Exercise prompt: Set down, exactly as written, the lines from the top of the data to the line that holds "cyc5_s = [0.92, 1.0, 1.05, 1.175, 1.33]", and omit the pictures.

Data extract:

:::

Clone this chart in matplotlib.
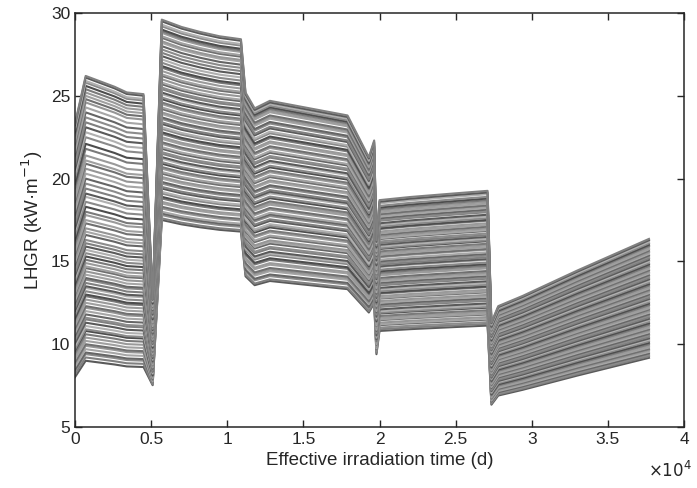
import numpy as np
import matplotlib
matplotlib.use("Agg")
import matplotlib.pyplot as plt
from matplotlib.ticker import FuncFormatter

plt.rcParams["font.family"] = ["Liberation Sans", "DejaVu Sans"]

# breakpoints (d) and relative shape of each cycle
cyc1_x = [0, 700, 2600, 3400, 4500]
cyc1_s = [0.89, 1.0, 0.975, 0.962, 0.958]
cyc2_x = [5100, 5700, 7000, 8200, 9500, 10900]
cyc2_s = [0.43, 1.0, 0.985, 0.975, 0.966, 0.96]
cyc3_x = [11200, 11800, 12800, 17900, 19300, 19650]
cyc3_s = [1.0, 0.962, 0.98, 0.945, 0.845, 0.885]
cyc4_x = [19800, 20000, 22000, 25000, 27100]
cyc4_s = [0.87, 1.0, 1.01, 1.022, 1.03]
cyc5_x = [27350, 27800, 29400, 33000, 37700]
cyc5_s = [0.92, 1.0, 1.05, 1.175, 1.33]

# rod LHGR level in each cycle (kW/m)
lvl1 = [9.0, 9.2, 9.4, 9.5, 9.7, 9.9, 10.0, 10.2, 10.4, 10.6,
        10.8, 10.9, 11.1, 11.3, 11.5, 11.6, 11.8, 12.0, 12.2, 12.3,
        12.5, 12.7, 12.9, 13.0, 13.2, 13.4, 13.5, 13.7, 13.9, 14.0,
        14.2, 14.4, 14.6, 14.7, 14.9, 15.1, 15.3, 15.5, 15.7, 15.9,
        16.1, 16.3, 16.6, 16.8, 17.0, 17.3, 17.5, 17.8, 18.0, 18.3,
        18.6, 18.9, 19.1, 19.4, 19.7, 20.0, 20.3, 20.6, 20.9, 21.1,
        21.4, 21.8, 22.1, 22.5, 22.8, 23.1, 23.4, 23.7, 24.0, 24.3,
        24.6, 24.8, 25.0, 25.2, 25.4, 25.6, 25.8, 25.9, 26.1, 26.2]
lvl2 = [17.5, 17.6, 17.8, 17.9, 18.0, 18.2, 18.3, 18.5, 18.6, 18.8,
        18.9, 19.1, 19.2, 19.4, 19.5, 19.7, 19.8, 20.0, 20.1, 20.3,
        20.4, 20.6, 20.7, 20.9, 21.0, 21.2, 21.3, 21.5, 21.6, 21.8,
        21.9, 22.1, 22.2, 22.4, 22.5, 22.7, 22.8, 23.0, 23.1, 23.3,
        23.4, 23.6, 23.7, 23.9, 24.0, 24.2, 24.3, 24.5, 24.6, 24.8,
        24.9, 25.1, 25.2, 25.4, 25.5, 25.7, 25.8, 26.0, 26.2, 26.3,
        26.5, 26.7, 26.8, 27.0, 27.2, 27.4, 27.6, 27.8, 28.0, 28.2,
        28.3, 28.5, 28.6, 28.8, 28.9, 29.0, 29.2, 29.3, 29.5, 29.6]
lvl3 = [14.1, 14.2, 14.4, 14.5, 14.7, 14.8, 14.9, 15.1, 15.2, 15.4,
        15.5, 15.7, 15.8, 15.9, 16.1, 16.2, 16.4, 16.5, 16.6, 16.8,
        16.9, 17.1, 17.2, 17.4, 17.5, 17.6, 17.8, 17.9, 18.1, 18.2,
        18.3, 18.5, 18.6, 18.8, 18.9, 19.0, 19.2, 19.3, 19.5, 19.6,
        19.7, 19.9, 20.0, 20.2, 20.3, 20.5, 20.6, 20.8, 20.9, 21.1,
        21.2, 21.4, 21.5, 21.7, 21.8, 22.0, 22.1, 22.3, 22.4, 22.6,
        22.7, 22.9, 23.0, 23.2, 23.3, 23.5, 23.6, 23.8, 23.9, 24.1,
        24.2, 24.3, 24.5, 24.6, 24.7, 24.8, 24.9, 25.0, 25.1, 25.2]
lvl4 = [10.8, 10.9, 11.0, 11.15, 11.2, 11.3, 11.45, 11.5, 11.6, 11.7,
        11.85, 11.9, 12.0, 12.1, 12.25, 12.3, 12.4, 12.5, 12.6, 12.75,
        12.8, 12.9, 13.05, 13.1, 13.2, 13.3, 13.4, 13.55, 13.6, 13.7,
        13.8, 13.9, 14.0, 14.15, 14.2, 14.3, 14.4, 14.5, 14.65, 14.7,
        14.8, 14.9, 15.0, 15.1, 15.25, 15.3, 15.4, 15.5, 15.6, 15.75,
        15.8, 15.9, 16.0, 16.1, 16.2, 16.35, 16.4, 16.5, 16.6, 16.7,
        16.8, 16.95, 17.0, 17.1, 17.2, 17.3, 17.45, 17.5, 17.6, 17.7,
        17.8, 17.85, 17.95, 18.05, 18.15, 18.25, 18.35, 18.5, 18.6, 18.7]
lvl5 = [6.90, 6.97, 7.03, 7.10, 7.17, 7.24, 7.30, 7.37, 7.44, 7.51,
        7.58, 7.65, 7.72, 7.78, 7.85, 7.92, 7.99, 8.06, 8.13, 8.19,
        8.26, 8.33, 8.40, 8.47, 8.54, 8.61, 8.67, 8.74, 8.81, 8.88,
        8.95, 9.02, 9.09, 9.15, 9.22, 9.29, 9.36, 9.43, 9.50, 9.57,
        9.63, 9.70, 9.77, 9.84, 9.91, 9.98, 10.05, 10.11, 10.18, 10.25,
        10.32, 10.39, 10.46, 10.53, 10.59, 10.66, 10.73, 10.80, 10.87, 10.94,
        11.01, 11.07, 11.14, 11.21, 11.28, 11.35, 11.42, 11.49, 11.55, 11.62,
        11.69, 11.76, 11.83, 11.90, 11.97, 12.03, 12.10, 12.17, 12.24, 12.30]

grays = ["#5a5a5a", "#8c8c8c", "#a6a6a6", "#707070", "#9a9a9a", "#4d4d4d",
         "#b0b0b0", "#808080", "#666666", "#969696", "#a0a0a0", "#7a7a7a", "#8a8a8a"]

x_all = np.array(cyc1_x + cyc2_x + cyc3_x + cyc4_x + cyc5_x, dtype=float)

fig = plt.figure(figsize=(6.97, 4.88), dpi=100)
ax = fig.add_axes([75 / 697, 61 / 488, 609 / 697, 414 / 488])

for i in range(len(lvl1)):
    y = np.concatenate([
        lvl1[i] * np.array(cyc1_s),
        lvl2[i] * np.array(cyc2_s),
        lvl3[i] * np.array(cyc3_s),
        lvl4[i] * np.array(cyc4_s),
        lvl5[i] * np.array(cyc5_s),
    ])
    ax.plot(x_all, y, color=grays[(i * 7) % len(grays)], lw=1.5)

ax.set_xlim(0, 40000)
ax.set_ylim(5, 30)
ax.set_xticks(np.arange(0, 40001, 5000))
ax.set_yticks([5, 10, 15, 20, 25, 30])
ax.xaxis.set_major_formatter(FuncFormatter(lambda v, p: "%g" % (v / 1e4)))
ax.tick_params(direction="in", length=5, width=1, labelsize=12.5,
               top=True, right=True, colors="#262626")
for s in ax.spines.values():
    s.set_linewidth(1.1)
    s.set_color("#262626")

ax.set_xlabel("Effective irradiation time (d)", fontsize=13.5, color="#262626")
ax.set_ylabel("LHGR (kW·m$^{-1}$)", fontsize=13.5, color="#262626")
fig.text(648 / 697, 1 - 470 / 488, r"$\times10^{4}$", fontsize=12,
         color="#262626", ha="left", va="center")

fig.savefig("out.png", dpi=100)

:::

Solution to this problem:
Clone this chart in matplotlib.
import numpy as np
import matplotlib
matplotlib.use("Agg")
import matplotlib.pyplot as plt
from matplotlib.ticker import FuncFormatter

plt.rcParams["font.family"] = ["Liberation Sans", "DejaVu Sans"]

# breakpoints (d) and relative shape of each cycle
cyc1_x = [0, 700, 2600, 3400, 4500]
cyc1_s = [0.89, 1.0, 0.975, 0.962, 0.958]
cyc2_x = [5100, 5700, 7000, 8200, 9500, 10900]
cyc2_s = [0.43, 1.0, 0.985, 0.975, 0.966, 0.96]
cyc3_x = [11200, 11800, 12800, 17900, 19300, 19650]
cyc3_s = [1.0, 0.962, 0.98, 0.945, 0.845, 0.885]
cyc4_x = [19800, 20000, 22000, 25000, 27100]
cyc4_s = [0.87, 1.0, 1.01, 1.022, 1.03]
cyc5_x = [27350, 27800, 29400, 33000, 37700]
cyc5_s = [0.92, 1.0, 1.05, 1.175, 1.33]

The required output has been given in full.